Tom Walkinshaw recalled Holden “wanted to have a Group A car and the shape of the car at the time; it would lift at the rear. So, the only way we could get around it in the wind tunnel; we had to keep lifting it at the boot and it got higher and higher and higher until we had this huge tray on the rear, and we had to figure out how on earth you could actually style that into the rest of the car.
“So, we took the rule book and made everything the maximum dimension we could, and the car ended up the way it ended up.”
HSV had a problem, though. The fiberglass kit weighed 65kg.
“If it had any more fiberglass on it, it would have fallen over,” said Tom Walkinshaw.
The body kits proved a major challenge on the HSV factory line in Victoria, as well.
Holden provided the donor cars and HSV fitted Peter Stevens’ body kit. HSV representatives sourced local suppliers for the fiberglass parts and first approached Bolwell, experts in fiberglass production – think Ronald McDonald statues, playground equipment and classic Aussie cars – but the company knocked back the commission.
Eventually, three or four suppliers produced and delivered the unpainted fiberglass sections, but the panels became a nightmare for the fledgling company and the estimated unit cost skyrocketed.
Holden provided a base VL Commodore, which HSV staff used to finesse the body kit. The new expert fiberglass recruits, under the watchful eye of race-ace John Harvey, then took moulds for the individual pieces from the ‘formed-up’ car. They had a problem, though, which Harvey traced back to the source.
Minor build variations in the Holden donor vehicles – the last cars built at GM-H’s Dandenong factory – proved troublesome when fitting the skirts, so HSV had to fit them in two parts.
Holden Special Vehicles factory staff also discovered that, while a panel might fit on one car, it would not fit on another and, with 750 vehicles passing through the Clayton facility, this became a colossal quality control headache.

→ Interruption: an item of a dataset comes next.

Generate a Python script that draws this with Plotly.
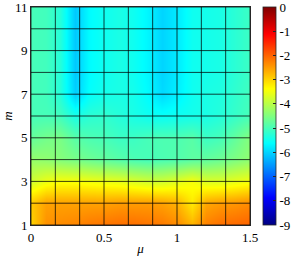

Stevens designed the fiberglass body kit to ‘manage’ airflow around, through and under the car. HSV claimed tests in the Motor Industry Research Association (MIRA) wind tunnel in Warwickshire, UK, revealed the body kit reduced drag by 25 per cent over the previous Holden Dealer Team VK Group A car, with gains in high-speed downforce. In fact, Stevens’ design achieved a drag coefficient of 0.314, better than the much-hyped Jaguar XJ 220 (0.337).
Launched in 1988, the Group A’s body kit comprised 26 separate fiberglass pieces. Transforming the Holden base car with the kit, including tooling, painting and fitting, and rectification work, cost $6847 per unit. Holden priced the Walkinshaw at $45,500 (without options and before on-road costs), $13,500 more than a Calais Turbo.
Holden had to build 500 units to score FISA homologation. At some point, HSV executives and their appointed dealers got a little too optimistic and commissioned a further 250 cars. The first 500 cars sold quickly, but many of the remaining 250 overstayed their welcome in dealerships.
Resting on five-spoke 16-inch alloy wheels and 205/55 VR16 Bridgestone tyres, the TWR Holden looked tough as nails, but the styling did not convince everyone.
It’s said Holden executives didn’t much like the Group A car’s design, to which Walkinshaw retorted: “You want to win motor races, don’t you?” The Red Lion’s white collar brigade said of course they did, and the most distinctive HSV ever made became well-remembered and collectable.
Compare the Walkinshaw to the pinstriped SV88 from the same era. That car didn’t stand out from the crowd, and few recall it. There are other forgotten cars; vehicles that have followers, but which aren’t heroes of HSV’s back catalogue.
Why? Design, that’s why.
And Peter Stevens designed the hell out of the TWR Holden.